Secretary General of the Trades Union Congress (TUC), Dr Anthony Yaw Baah, has revealed that organised Labour has served notice that it will consider the “more superior” Domestic Debt Exchange Programme proposed by government.
According to him, the new offer presented seems “very clear” although it will need more information to take a decision on it. He insisted that the session, though cordial, had very intricate details to be further looked into by Labour’s team of experts.
“They are trying to present something which is superior to what we rejected and it has very very technical details that I cannot explain. That is why we have put together our technical team to look at it for us… We thanked them and we assured them that we will consider the offer. So, we are working on it but we need further information and that further information has to do with ‘Exchange Memorandum’ which was not presented.”
Dr Anthony Yaw Baah
Dr Baah stated that the government explained that the previous one which was rejected by Organised Labour has been reviewed and the acceptance of the new one with new offers for principals and interests would enable the country return to the bond market.
He explained that the new offer is more understandable but “for now the decision has not been made whether we are going to [consider] our pension funds to be part in the new deal or take the offer or not”.
“We need more information about it.”
Dr Anthony Yaw Baah
Earlier in May, the Secretary General of the Trades Union Congress (TUC) cautioned government not to go against its promise to not include pensioners in the Domestic Debt Exchange Programme (DDE). He noted that it is the responsibility of the Union to protect members’ pension funds from the DDE programme and that is its main priority.

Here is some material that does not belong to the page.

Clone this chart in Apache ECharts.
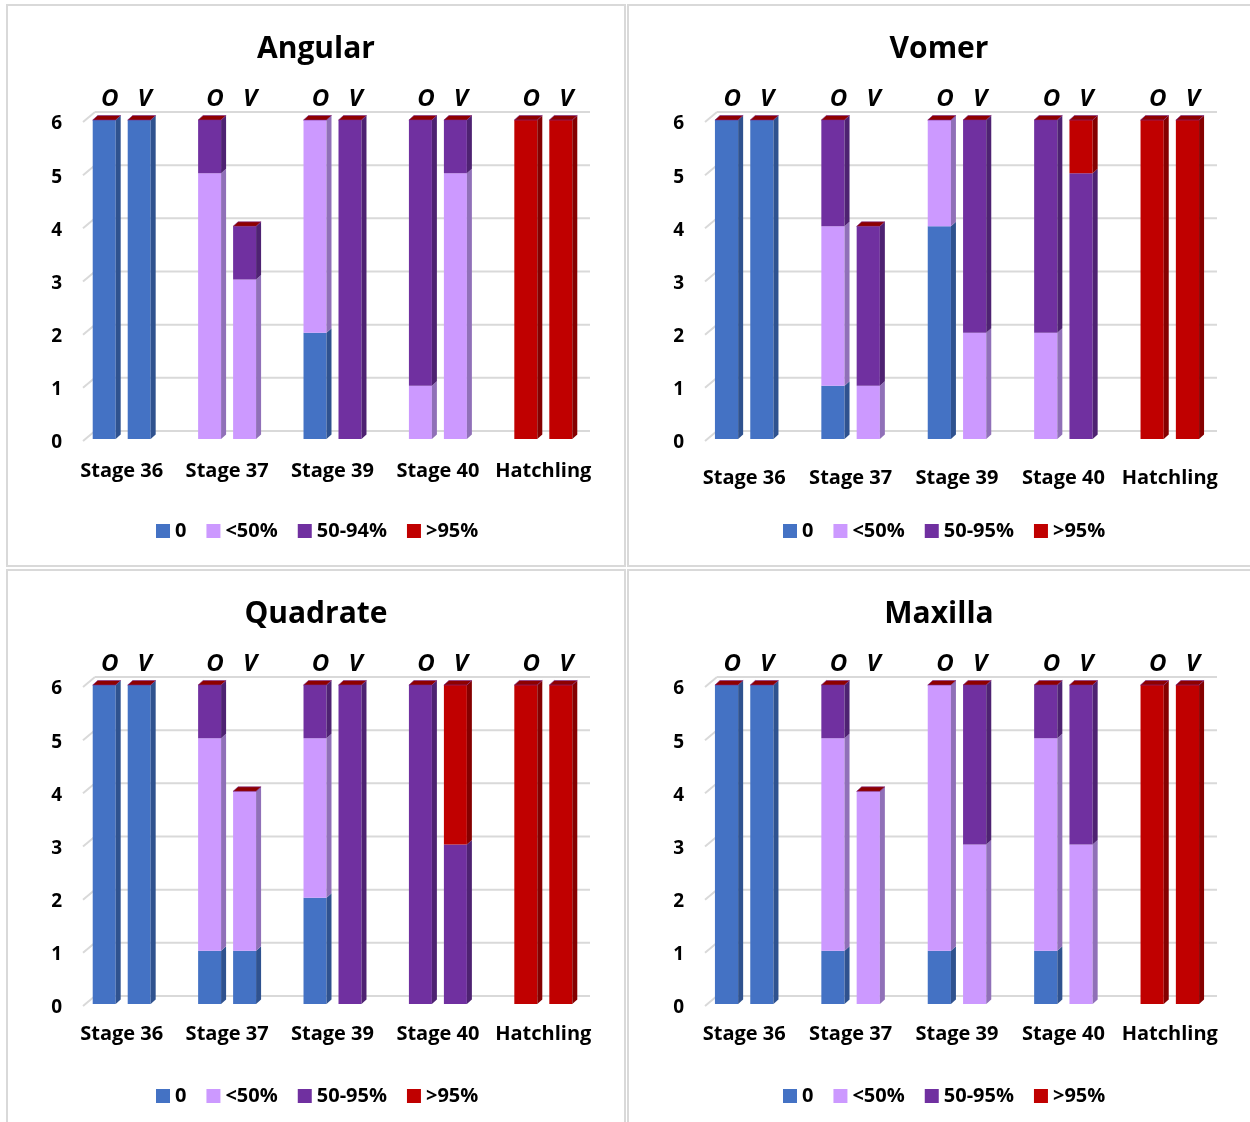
<!DOCTYPE html>
<html>
<head>
<meta charset="utf-8">
<script src="https://cdn.jsdelivr.net/npm/echarts@6/dist/echarts.min.js"></script>
<style>
body{margin:0;background:#fff;width:1250px;height:1122px;overflow:hidden;position:relative;}
.frame{position:absolute;border:2px solid #d9d9d9;box-sizing:border-box;}
.chart{position:absolute;}
</style>
</head>
<body>
<div id="c1" class="chart" style="left:8px;top:5px;width:616px;height:560px"></div>
<div id="c2" class="chart" style="left:628px;top:5px;width:622px;height:560px"></div>
<div id="c3" class="chart" style="left:8px;top:570px;width:616px;height:552px"></div>
<div id="c4" class="chart" style="left:628px;top:570px;width:622px;height:552px"></div>
<div class="frame" style="left:6px;top:4px;width:620px;height:563px"></div>
<div class="frame" style="left:627px;top:4px;width:640px;height:563px"></div>
<div class="frame" style="left:6px;top:569px;width:620px;height:600px"></div>
<div class="frame" style="left:627px;top:569px;width:640px;height:600px"></div>
<script>
var categories = ['Stage 36','Stage 37','Stage 39','Stage 40','Hatchling'];
var pairLabels = ['O','V'];
var yTicks = [0,1,2,3,4,5,6];
var angularLevels = ['0','<50%','50-94%','>95%'];
var otherLevels = ['0','<50%','50-95%','>95%'];
var levelColors = ['#4472C4','#CC99FF','#7030A0','#C00000'];
var sideColors = ['#2F528F','#9070B8','#4E2272','#850000'];
var capColor = '#8E0000';
var font = '"Open Sans", "Noto Sans", sans-serif';

// rows: 0, <50%, 50-9x%, >95%   cols: categories
var angularO  = [[6,0,2,0,0],[0,5,4,1,0],[0,1,0,5,0],[0,0,0,0,6]];
var angularV  = [[6,0,0,0,0],[0,3,0,5,0],[0,1,6,1,0],[0,0,0,0,6]];
var vomerO    = [[6,1,4,0,0],[0,3,2,2,0],[0,2,0,4,0],[0,0,0,0,6]];
var vomerV    = [[6,0,0,0,0],[0,1,2,0,0],[0,3,4,5,0],[0,0,0,1,6]];
var quadrateO = [[6,1,2,0,0],[0,4,3,0,0],[0,1,1,6,0],[0,0,0,0,6]];
var quadrateV = [[6,1,0,0,0],[0,3,0,0,0],[0,0,6,3,0],[0,0,0,3,6]];
var maxillaO  = [[6,1,1,1,0],[0,4,5,4,0],[0,1,0,1,0],[0,0,0,0,6]];
var maxillaV  = [[6,0,0,0,0],[0,4,3,3,0],[0,0,3,3,0],[0,0,0,0,6]];

function makeRender(l){
	return function(params, api){
		var c = api.value(0), base = api.value(1), val = api.value(2), side = api.value(3);
		var last = (l == levelColors.length-1);
		if(val <= 0 && !last) return null;
		var band = api.size([1,0])[0];
		var p0 = api.coord([c, base]);
		var p1 = api.coord([c, base+val]);
		var w = band*0.218;
		var cx = p0[0] + (side ? 1 : -1)*band*0.166;
		var x0 = cx - w/2, x1 = cx + w/2, yb = p0[1], yt = p1[1];
		var dx = 5, dy = 4.5;
		var ch = [];
		if(val > 0){
			ch.push({type:'rect', shape:{x:x0, y:yt, width:w, height:yb-yt}, style:{fill:levelColors[l]}});
			ch.push({type:'polygon', shape:{points:[[x1,yt],[x1+dx,yt-dy],[x1+dx,yb-dy],[x1,yb]]}, style:{fill:sideColors[l]}});
		}
		if(last){
			//top of the stack
			ch.push({type:'polygon', shape:{points:[[x0,yt],[x0+dx,yt-dy],[x1+dx,yt-dy],[x1,yt]]}, style:{fill:capColor, stroke:'#7a2a8a', lineWidth:0.6}});
		}
		return {type:'group', children:ch};
	};
}

//back wall gridlines (shifted up/right like the excel 3d chart)
function renderWall(params, api){
	var cs = params.coordSys;
	var y = api.coord([0, api.value(0)])[1] - 8;
	var xl = cs.x + 26, xr = cs.x + cs.width - 6;
	return {type:'group', children:[
		{type:'line', shape:{x1:xl-12, y1:y+10, x2:xl, y2:y}, style:{stroke:'#d9d9d9', lineWidth:2}},
		{type:'line', shape:{x1:xl, y1:y, x2:xr, y2:y}, style:{stroke:'#d9d9d9', lineWidth:2}}
	]};
}

function buildSeries(levels, oRows, vRows){
	var series = [{type:'custom', silent:true, renderItem:renderWall, data:yTicks.map(function(v){return [v];}), encode:{y:0}}];
	for(var l = 0; l < levels.length; l++){
		var data = [];
		[oRows, vRows].forEach(function(rows, side){
			for(var c = 0; c < categories.length; c++){
				var base = 0;
				for(var k = 0; k < l; k++) base += rows[k][c];
				data.push([c, base, rows[l][c], side]);
			}
		});
		series.push({name:levels[l], type:'custom', xAxisIndex:0, yAxisIndex:0,
			itemStyle:{color:levelColors[l]}, renderItem:makeRender(l), data:data, encode:{x:0, y:1}});
	}
	return series;
}

function draw(id, title, levels, oRows, vRows, left, width, catMargin, legendLeft){
	var chart = echarts.init(document.getElementById(id));
	var option = {
		animation:false,
		title:{text:title, left:'center', top:24, textStyle:{fontFamily:font, fontWeight:'bold', fontSize:30, color:'#000'}},
		legend:{data:levels, icon:'rect', itemWidth:14, itemHeight:14, itemGap:20, left:legendLeft, top:511,
			textStyle:{fontFamily:font, fontWeight:'bold', fontSize:20, color:'#000'}},
		grid:{left:left, top:115, width:width, height:319},
		xAxis:[
			{type:'category', data:categories, axisLine:{show:false}, axisTick:{show:false},
				axisLabel:{interval:0, margin:catMargin, fontFamily:font, fontWeight:'bold', fontSize:20, color:'#000'}},
			{type:'category', position:'top', data:categories, axisLine:{show:false}, axisTick:{show:false},
				axisLabel:{interval:0, margin:9, formatter:function(){return '{pad|}{o|'+pairLabels[0]+'}{v|'+pairLabels[1]+'}';},
					rich:{pad:{width:11}, o:{width:35, align:'center', fontFamily:font, fontWeight:'bold', fontStyle:'italic', fontSize:24, color:'#000'},
						v:{width:35, align:'center', fontFamily:font, fontWeight:'bold', fontStyle:'italic', fontSize:24, color:'#000'}}}}
		],
		yAxis:{type:'value', min:0, max:6, interval:1, splitLine:{show:false}, axisLine:{show:false},
			axisLabel:{margin:7, formatter:'{n|{value}}',
				rich:{n:{padding:[8,0,0,0], fontFamily:font, fontWeight:'bold', fontSize:19, color:'#000'}}}},
		series:buildSeries(levels, oRows, vRows)
	};
	chart.setOption(option);
}

draw('c1', 'Angular',  angularLevels, angularO,  angularV,  61, 527, 22, 143);
draw('c2', 'Vomer',    otherLevels,   vomerO,    vomerV,    63, 532, 29, 150);
draw('c3', 'Quadrate', otherLevels,   quadrateO, quadrateV, 61, 527, 20, 143);
draw('c4', 'Maxilla',  otherLevels,   maxillaO,  maxillaV,  63, 532, 20, 150);
</script>
</body>
</html>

Exclusion of pensioners from DDEP
The Secretary General announced that the President has also assured the Union to pay the delayed lump sum to eligible pensioners who are yet to receive their top-ups.

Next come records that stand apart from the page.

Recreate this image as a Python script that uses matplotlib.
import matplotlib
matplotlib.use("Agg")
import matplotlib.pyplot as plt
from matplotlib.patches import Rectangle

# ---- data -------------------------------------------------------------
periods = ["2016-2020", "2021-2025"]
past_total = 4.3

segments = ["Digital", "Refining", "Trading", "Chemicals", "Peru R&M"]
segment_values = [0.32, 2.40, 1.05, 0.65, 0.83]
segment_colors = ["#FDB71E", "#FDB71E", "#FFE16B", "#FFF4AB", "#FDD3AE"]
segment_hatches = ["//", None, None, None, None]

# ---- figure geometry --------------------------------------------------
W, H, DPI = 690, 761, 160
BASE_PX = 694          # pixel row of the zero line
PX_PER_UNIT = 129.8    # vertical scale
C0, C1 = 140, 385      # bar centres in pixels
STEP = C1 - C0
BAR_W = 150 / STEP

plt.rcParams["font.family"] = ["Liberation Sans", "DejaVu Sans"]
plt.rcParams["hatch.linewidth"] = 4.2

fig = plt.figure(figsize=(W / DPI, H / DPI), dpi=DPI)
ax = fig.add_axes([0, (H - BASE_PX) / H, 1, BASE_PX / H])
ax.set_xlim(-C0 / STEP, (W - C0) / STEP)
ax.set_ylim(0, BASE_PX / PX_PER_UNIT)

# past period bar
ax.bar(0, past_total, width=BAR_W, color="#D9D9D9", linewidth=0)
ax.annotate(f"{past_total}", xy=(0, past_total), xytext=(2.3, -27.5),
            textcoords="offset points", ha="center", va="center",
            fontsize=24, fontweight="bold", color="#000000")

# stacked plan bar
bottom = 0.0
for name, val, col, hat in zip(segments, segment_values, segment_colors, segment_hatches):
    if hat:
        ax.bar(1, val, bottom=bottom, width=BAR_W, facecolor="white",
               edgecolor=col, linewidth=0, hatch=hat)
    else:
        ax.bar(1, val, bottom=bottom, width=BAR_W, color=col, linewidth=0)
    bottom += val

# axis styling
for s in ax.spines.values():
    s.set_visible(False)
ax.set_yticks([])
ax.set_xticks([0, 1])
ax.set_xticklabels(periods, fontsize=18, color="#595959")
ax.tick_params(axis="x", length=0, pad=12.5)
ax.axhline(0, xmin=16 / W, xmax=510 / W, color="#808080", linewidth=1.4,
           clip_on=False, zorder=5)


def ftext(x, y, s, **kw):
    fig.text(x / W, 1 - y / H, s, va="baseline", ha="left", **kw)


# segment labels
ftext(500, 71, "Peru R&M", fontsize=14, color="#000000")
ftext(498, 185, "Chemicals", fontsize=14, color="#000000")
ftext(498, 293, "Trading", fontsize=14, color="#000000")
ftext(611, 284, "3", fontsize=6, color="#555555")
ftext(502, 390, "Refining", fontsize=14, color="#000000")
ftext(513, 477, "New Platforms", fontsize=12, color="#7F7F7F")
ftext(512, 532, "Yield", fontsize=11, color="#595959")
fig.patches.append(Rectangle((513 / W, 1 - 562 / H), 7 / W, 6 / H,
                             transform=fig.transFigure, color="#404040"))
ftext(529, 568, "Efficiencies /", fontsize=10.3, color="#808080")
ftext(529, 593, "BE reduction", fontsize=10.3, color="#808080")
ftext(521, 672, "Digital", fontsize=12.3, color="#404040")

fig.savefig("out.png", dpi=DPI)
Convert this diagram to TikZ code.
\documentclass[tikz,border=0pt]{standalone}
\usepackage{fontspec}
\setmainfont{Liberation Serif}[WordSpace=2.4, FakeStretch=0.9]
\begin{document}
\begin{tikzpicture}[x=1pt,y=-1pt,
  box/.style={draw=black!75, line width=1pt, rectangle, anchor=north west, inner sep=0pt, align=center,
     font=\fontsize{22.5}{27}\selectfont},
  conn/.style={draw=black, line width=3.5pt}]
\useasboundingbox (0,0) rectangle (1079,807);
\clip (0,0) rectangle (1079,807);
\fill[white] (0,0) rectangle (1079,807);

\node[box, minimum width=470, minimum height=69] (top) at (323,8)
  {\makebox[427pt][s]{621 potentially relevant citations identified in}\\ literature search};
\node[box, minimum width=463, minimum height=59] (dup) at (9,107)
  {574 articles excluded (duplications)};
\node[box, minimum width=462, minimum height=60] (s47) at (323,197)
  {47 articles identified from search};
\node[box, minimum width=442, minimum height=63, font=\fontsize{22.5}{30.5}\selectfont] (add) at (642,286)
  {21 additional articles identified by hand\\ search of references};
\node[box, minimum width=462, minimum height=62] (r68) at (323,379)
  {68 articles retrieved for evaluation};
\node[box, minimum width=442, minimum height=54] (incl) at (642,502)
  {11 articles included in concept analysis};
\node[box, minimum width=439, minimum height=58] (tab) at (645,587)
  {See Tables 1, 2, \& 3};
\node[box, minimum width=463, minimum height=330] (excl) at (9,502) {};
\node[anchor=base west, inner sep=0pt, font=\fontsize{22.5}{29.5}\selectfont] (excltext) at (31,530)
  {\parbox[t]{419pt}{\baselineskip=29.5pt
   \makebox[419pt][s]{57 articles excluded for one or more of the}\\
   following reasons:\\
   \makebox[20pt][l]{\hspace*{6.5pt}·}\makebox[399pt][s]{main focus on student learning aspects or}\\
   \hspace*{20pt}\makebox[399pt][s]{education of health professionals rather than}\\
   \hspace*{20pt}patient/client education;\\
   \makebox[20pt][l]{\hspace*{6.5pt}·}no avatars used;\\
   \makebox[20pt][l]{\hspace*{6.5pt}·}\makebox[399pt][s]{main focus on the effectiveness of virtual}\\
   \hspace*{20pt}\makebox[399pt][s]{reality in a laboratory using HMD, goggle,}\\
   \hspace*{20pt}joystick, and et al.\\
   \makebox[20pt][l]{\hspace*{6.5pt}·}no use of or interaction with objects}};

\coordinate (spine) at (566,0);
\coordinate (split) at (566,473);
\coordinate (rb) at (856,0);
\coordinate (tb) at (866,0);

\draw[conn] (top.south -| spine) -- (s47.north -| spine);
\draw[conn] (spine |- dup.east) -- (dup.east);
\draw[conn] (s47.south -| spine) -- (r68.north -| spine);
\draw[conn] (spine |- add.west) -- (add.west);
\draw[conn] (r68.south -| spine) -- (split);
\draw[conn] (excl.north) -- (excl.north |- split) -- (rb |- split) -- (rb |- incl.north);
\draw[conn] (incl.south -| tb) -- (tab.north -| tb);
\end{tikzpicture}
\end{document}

Prior to this, the Trades Union Congress (TUC) expressed the need for government to exempt its members’ pension funds from the debt exchange programme. It indicated that the programme will negatively affect the security of their retirement income.
Dr Baah stated that pension of members were already low and government should have done everything possible to protect the “small pension” members of TUC. However, he revealed that the government is introducing a programme inspired by the International Monetary Fund to cut further pension income.

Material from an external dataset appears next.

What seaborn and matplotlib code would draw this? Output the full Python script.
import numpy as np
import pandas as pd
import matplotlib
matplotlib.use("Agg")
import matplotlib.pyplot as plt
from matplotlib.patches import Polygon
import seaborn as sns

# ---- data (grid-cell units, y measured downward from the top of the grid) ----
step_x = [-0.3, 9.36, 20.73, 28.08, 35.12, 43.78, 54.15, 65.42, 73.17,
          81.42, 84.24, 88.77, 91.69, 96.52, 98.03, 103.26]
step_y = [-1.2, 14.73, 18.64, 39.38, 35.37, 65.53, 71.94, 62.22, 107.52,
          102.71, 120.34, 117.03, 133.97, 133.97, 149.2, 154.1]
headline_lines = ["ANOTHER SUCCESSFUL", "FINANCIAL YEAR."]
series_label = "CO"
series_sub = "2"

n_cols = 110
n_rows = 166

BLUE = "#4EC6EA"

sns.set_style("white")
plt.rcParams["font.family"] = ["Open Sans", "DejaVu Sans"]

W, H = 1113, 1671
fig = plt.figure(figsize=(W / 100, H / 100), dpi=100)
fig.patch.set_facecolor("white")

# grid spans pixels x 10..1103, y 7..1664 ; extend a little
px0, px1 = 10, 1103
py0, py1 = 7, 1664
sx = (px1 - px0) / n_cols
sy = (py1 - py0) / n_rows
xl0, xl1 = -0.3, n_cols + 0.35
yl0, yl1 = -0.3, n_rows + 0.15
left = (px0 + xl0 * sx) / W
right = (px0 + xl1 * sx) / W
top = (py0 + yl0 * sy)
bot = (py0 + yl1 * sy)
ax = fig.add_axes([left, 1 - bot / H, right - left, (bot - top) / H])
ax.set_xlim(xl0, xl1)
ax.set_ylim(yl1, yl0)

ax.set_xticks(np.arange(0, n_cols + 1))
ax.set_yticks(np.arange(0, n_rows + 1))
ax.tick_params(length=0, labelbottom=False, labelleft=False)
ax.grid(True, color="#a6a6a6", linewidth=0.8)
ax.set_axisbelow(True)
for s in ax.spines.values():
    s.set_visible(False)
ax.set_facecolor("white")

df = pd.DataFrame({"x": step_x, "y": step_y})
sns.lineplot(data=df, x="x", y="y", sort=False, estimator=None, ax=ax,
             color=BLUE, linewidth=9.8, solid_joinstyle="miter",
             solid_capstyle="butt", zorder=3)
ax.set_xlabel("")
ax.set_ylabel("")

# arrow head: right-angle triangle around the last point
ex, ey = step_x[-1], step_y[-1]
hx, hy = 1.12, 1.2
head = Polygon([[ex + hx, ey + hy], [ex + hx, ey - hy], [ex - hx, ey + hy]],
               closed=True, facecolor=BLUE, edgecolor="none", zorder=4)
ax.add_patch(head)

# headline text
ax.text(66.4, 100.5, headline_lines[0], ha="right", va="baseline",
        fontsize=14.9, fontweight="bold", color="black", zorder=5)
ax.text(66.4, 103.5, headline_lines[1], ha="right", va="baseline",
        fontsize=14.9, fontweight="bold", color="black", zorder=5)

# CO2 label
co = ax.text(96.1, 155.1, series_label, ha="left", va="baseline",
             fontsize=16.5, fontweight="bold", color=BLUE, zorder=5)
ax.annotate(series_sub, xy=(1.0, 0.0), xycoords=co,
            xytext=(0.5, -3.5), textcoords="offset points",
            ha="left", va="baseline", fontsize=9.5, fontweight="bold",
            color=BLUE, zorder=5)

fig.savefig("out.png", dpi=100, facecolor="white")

In light of this, Dr Baah expressed that the Trades Union Congress and all its affiliates decided that the pension funds of their members will not be part of the domestic debt exchange programme.
Dr. Anthony Yaw Baah further stated that, the Union has written to the Minister of Finance, demanding that all pension funds invested in government bonds should be removed from the domestic exchange programme.
This came after organised Labour rejected the inclusion of pension funds in the Domestic Debt Exchange Programme.
Similarly, it will be recalled that on April 20, 2023, Organised Labour met on the new offer after reports circulated that the Ministry of Finance had written to the Board of Trustees of Pension Funds for participation in the new debt restructuring programme.
This followed a presentation made to Labour by government led by the Ministry of Finance, represented by the Minister of State, Dr Mohammed Amin Adam, and in the presence of the Minister of Employment and Labour Relations, Ignatius Baffour Awuah.